Averaged across the 21 GCMs, QM exaggerates monthly mean model-projected warming (2070–99 minus 1976–2005) in the Rockies in January and diminishes it in July (Fig. 2a). Maurer and Pierce (2014) showed why QM alters the GCM trend when model variance is biased; briefly, if the model’s variance is incorrect, QM alters the trend as it corrects the variance. Figure 2a shows multimodel mean values, but the modification in any individual model can be much greater. The RMS spread across the 21 models is shown in Fig. 2b. The spread is appreciable using the QM technique, with RMS values of up to 2°C, and more spread is found in the warmer months.

Figure 3 shows a similar analysis for precipitation, evaluated multiplicatively in terms of percentage change. QM tends to make the original model-predicted mean change wetter over the northwestern United States in January and California in July. The RMS spread across models is ~25% points in parts of the Northwest in January and exceeds 60% points in the dry California–Great Basin region in July.

#### 2)

CDF-t bias correction (Michelangeli et al. 2009) finds a transformation that maps the GCM CDF of a climate variable in the historical period to the observed CDF, then applies that same mapping to the GCM’s future CDF. The process is illustrated schematically in Fig. 1c. When bias correcting a historical run, CDF-t reduces to QM, although the treatment of values off the end of the distribution (discussed below) comes into play.
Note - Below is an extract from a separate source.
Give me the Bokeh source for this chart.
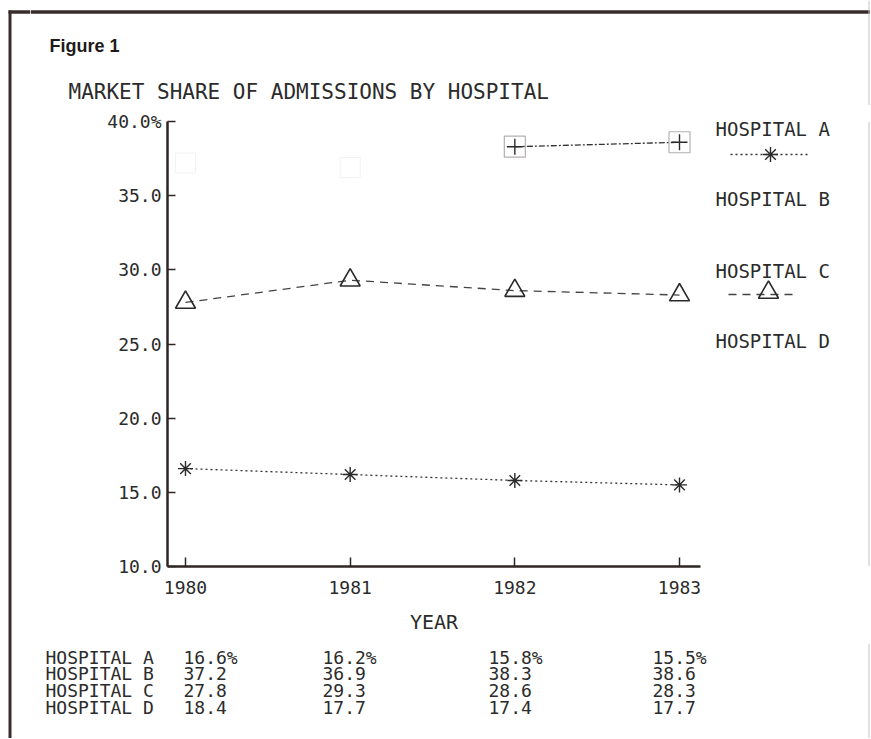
from bokeh.plotting import figure
from bokeh.layouts import column, row
from bokeh.models import FixedTicker, Range1d
from bokeh.core.properties import value
from bokeh.embed import file_html
from bokeh.resources import INLINE

# ---------------- data ----------------
years = [1980, 1981, 1982, 1983]
year_labels = ["1980", "1981", "1982", "1983"]
hosp_a = [16.6, 16.2, 15.8, 15.5]
hosp_b = [37.2, 36.9, 38.3, 38.6]
hosp_c = [27.8, 29.3, 28.6, 28.3]
hosp_d = [18.4, 17.7, 17.4, 17.7]
hospital_names = ["HOSPITAL A", "HOSPITAL B", "HOSPITAL C", "HOSPITAL D"]
y_ticks = [10, 15, 20, 25, 30, 35, 40]
y_tick_labels = ["10.0", "15.0", "20.0", "25.0", "30.0", "35.0", "40.0%"]
b_printed_from = 2   # hospital B is only printed for 1982-1983 in the chart

INK = "#2e2525"
TXT = "#2b2b2b"
EDGE = "#3a2c2c"
MONO = "DejaVu Sans Mono"

# ---------------- page geometry (reference pixels) ----------------
TOTAL_W, TOTAL_H = 870, 738
STRIP_W = 30
HEAD_H = 105
MID_H = 538
FOOT_H = TOTAL_H - HEAD_H - MID_H
MAIN_W = 682
SIDE_W = TOTAL_W - STRIP_W - MAIN_W
L, R, T, B = 167, 700, 121, 566          # plot frame in page pixels
px_per_year = (679 - 185) / 3.0
x0 = 1980 - (185 - L) / px_per_year
x1 = 1983 + (R - 679) / px_per_year


def canvas(xs, ys, w, h, bt=0, bb=0):
    """Figure in page-pixel coordinates (y down); frame = canvas minus bt/bb."""
    f = figure(width=w, height=h, output_backend="svg", toolbar_location=None,
               x_range=Range1d(xs, xs + w), y_range=Range1d(ys + h - bb, ys + bt),
               x_axis_type=None, y_axis_type=None,
               min_border=0, min_border_left=0, min_border_right=0,
               min_border_top=bt, min_border_bottom=bb)
    f.grid.visible = False
    f.outline_line_color = None
    f.background_fill_color = "white"
    f.border_fill_color = "white"
    return f


# ---------------- left strip (page border) ----------------
strip = canvas(0, 0, STRIP_W, TOTAL_H)
strip.segment(x0=[9.5], y0=[10], x1=[9.5], y1=[TOTAL_H], line_color=EDGE, line_width=3)
strip.segment(x0=[8], y0=[11.5], x1=[STRIP_W], y1=[11.5], line_color=EDGE, line_width=3.5)

# ---------------- header ----------------
head = canvas(STRIP_W, 0, TOTAL_W - STRIP_W, HEAD_H)
head.segment(x0=[STRIP_W], y0=[11.5], x1=[TOTAL_W], y1=[11.5], line_color=EDGE, line_width=3.5)
head.segment(x0=[868.5], y0=[0], x1=[868.5], y1=[HEAD_H], line_color="#c4c4c4", line_width=1)
head.text(x=[49], y=[45], text=["Figure 1"], text_font=value("Liberation Sans"),
          text_font_size="18px", text_font_style="bold", text_color="#1f1a1a",
          text_baseline="middle")
head.text(x=[68], y=[91], text=["MARKET SHARE OF ADMISSIONS BY HOSPITAL"],
          text_font=value(MONO), text_font_size="21px", text_color=TXT,
          text_baseline="middle")

# ---------------- main plot ----------------
p = figure(width=MAIN_W, height=MID_H, output_backend="svg", toolbar_location=None,
           x_range=Range1d(x0, x1), y_range=Range1d(10, 40),
           min_border_left=L - STRIP_W, min_border_right=STRIP_W + MAIN_W - R,
           min_border_top=T - HEAD_H, min_border_bottom=HEAD_H + MID_H - B)
p.grid.visible = False
p.outline_line_color = None
p.background_fill_color = "white"
p.border_fill_color = "white"

p.yaxis.ticker = FixedTicker(ticks=y_ticks)
p.yaxis.major_label_overrides = {t: s for t, s in zip(y_ticks, y_tick_labels)}
p.xaxis.ticker = FixedTicker(ticks=years)
p.xaxis.major_label_overrides = {t: s for t, s in zip(years, year_labels)}
for ax in (p.xaxis, p.yaxis):
    ax.axis_line_color = INK
    ax.axis_line_width = 2.5
    ax.major_tick_line_color = INK
    ax.major_tick_line_width = 1.5
    ax.major_tick_out = 0
    ax.minor_tick_line_color = None
    ax.major_label_text_font = MONO
    ax.major_label_text_font_size = "18px"
    ax.major_label_text_color = TXT
p.yaxis.major_tick_in = 8
p.xaxis.major_tick_in = 9
p.yaxis.major_label_standoff = 6
p.xaxis.major_label_standoff = 14
p.xaxis.axis_label = "YEAR"
p.xaxis.axis_label_text_font = MONO
p.xaxis.axis_label_text_font_size = "20px"
p.xaxis.axis_label_text_font_style = "normal"
p.xaxis.axis_label_text_color = TXT
p.xaxis.axis_label_standoff = 13

# hospital A
p.line(years, hosp_a, line_color="#333", line_width=1.3, line_dash="2 3")
p.scatter(years, hosp_a, marker="asterisk", size=15, line_color="#2a2a2a", line_width=1.4)
# hospital B (faint remnants for 1980-81, printed for 1982-83)
p.scatter(years[:b_printed_from], hosp_b[:b_printed_from], marker="square", size=20,
          fill_color=None, line_color="#f2f2f2", line_width=1)
p.line(years[b_printed_from:], hosp_b[b_printed_from:], line_color="#333", line_width=1.3,
       line_dash="6 2 2 2")
p.scatter(years[b_printed_from:], hosp_b[b_printed_from:], marker="square", size=21,
          fill_color=None, line_color="#b5b0b0", line_width=1.2)
p.scatter(years[b_printed_from:], hosp_b[b_printed_from:], marker="cross", size=16,
          line_color="#2a2a2a", line_width=1.4)
# hospital C
p.line(years, hosp_c, line_color="#444", line_width=1.3, line_dash="8 6")
p.scatter(years, hosp_c, marker="triangle", size=20, fill_color=None,
          line_color="#2a2a2a", line_width=1.6)

# ---------------- side legend (frame aligned with the plot frame) ----------------
SX = STRIP_W + MAIN_W
side = canvas(SX, HEAD_H, SIDE_W, MID_H, bt=T - HEAD_H, bb=HEAD_H + MID_H - B)
legend_y = [128, 198, 270, 340]
side.text(x=[715] * 4, y=legend_y, text=hospital_names,
          text_font=value(MONO), text_font_size="19px", text_color=TXT,
          text_baseline="middle")
# sample of hospital A's style
side.line(x=[730, 807], y=[154, 154], line_color="#333", line_width=1.3, line_dash="2 3")
side.scatter(x=[770], y=[154], marker="asterisk", size=15, line_color="#2a2a2a", line_width=1.4)
# sample of hospital C's style
side.line(x=[728, 797], y=[294, 294], line_color="#444", line_width=1.3, line_dash="8 6")
side.scatter(x=[768], y=[292], marker="triangle", size=20, fill_color=None,
             line_color="#2a2a2a", line_width=1.6)
side.segment(x0=[868.5], y0=[T], x1=[868.5], y1=[B], line_color="#c4c4c4", line_width=1)

# ---------------- footer table ----------------
FY = HEAD_H + MID_H
foot = canvas(STRIP_W, FY, TOTAL_W - STRIP_W, FOOT_H)
foot.segment(x0=[868.5], y0=[FY], x1=[868.5], y1=[TOTAL_H], line_color="#c4c4c4", line_width=1)
row_y = [657, 673, 690, 707]
col_x = [183, 322, 488, 652]
table = [hosp_a, hosp_b, hosp_c, hosp_d]
tx, ty, tt = [], [], []
for r, (name, vals) in enumerate(zip(hospital_names, table)):
    tx.append(45); ty.append(row_y[r]); tt.append(name)
    for c, v in enumerate(vals):
        tx.append(col_x[c]); ty.append(row_y[r])
        tt.append(f"{v:.1f}%" if r == 0 else f"{v:.1f}")
foot.text(x=tx, y=ty, text=tt, text_font=value(MONO), text_font_size="18px",
          text_color=TXT, text_baseline="middle")

layout = row(strip, column(head, row(p, side), foot))
open("out.html", "w").write(file_html(layout, INLINE))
The CDF-t results in Figs. 2 and 3 show that CDF-t modifies the original monthly mean temperature projection less than QM, but still on the order of 0.5°C. CDF-t tends to make the precipitation projections drier, which can be understood in terms of Fig. 1c. To produce a point on the bias-corrected future distribution (green dotted line), it is necessary that the model historical value at the quantile being bias corrected falls within the range of observed values, as indicated by arrow “2” in Fig. 1c. As arrow “2” progressively moves to the right in Fig. 1c, at higher quantiles it becomes impossible to map future changes beyond the maximum observed value. In this event, following Michelangeli et al. (2009), the correction used is that found at the maximum valid historical value. However, in climate projections the precipitation distribution changes shape such that the most extreme events increase preferentially (e.g., IPCC 2007, 2013). In this situation, CDF-t uses a correction that falls at a lower quantile and so misses the preferential increase in the highest quantiles.

#### 3)

EDCDFm (Li et al. 2010) bias corrects a future value *x* that falls at quantile *u* in the future distribution by adding the historical value at *u* to the model-predicted change in value at *u*. The process is illustrated schematically in Fig. 1b (note the nonlinear *x* axis when considering the length of the arrow “Δ”). When bias correcting a model historical run, EDCDFm reduces to QM.

EDCDFm preserves the GCM-predicted median change evaluated additively, but not necessarily the mean change since the quantile at which the mean falls can change in the future. However, for daily maximum temperature, GCM-predicted changes are generally a weak function of quantile in the neighborhood of the mean value, so EDCDFm preserves the model-predicted change in mean temperature to within a few hundredths of a degree Celsius (Fig. 2, right).

As expected, EDCDFm does not preserve GCM-predicted fractional changes, that is, (future model value − historical model value)/(historical model value). At every quantile EDCDFm preserves the numerator of this ratio, but in the process of bias correction substitutes the observed value for the historical model value in the denominator, changing the ratio. This is illustrated in Fig. 3. EDCDFm alters the original model-predicted mean precipitation change by more than 30% points in the dry (rain shadow) parts of the northwestern United States. This will happen particularly when there are both large biases and large changes in the upper quantiles of a skewed precipitation distribution.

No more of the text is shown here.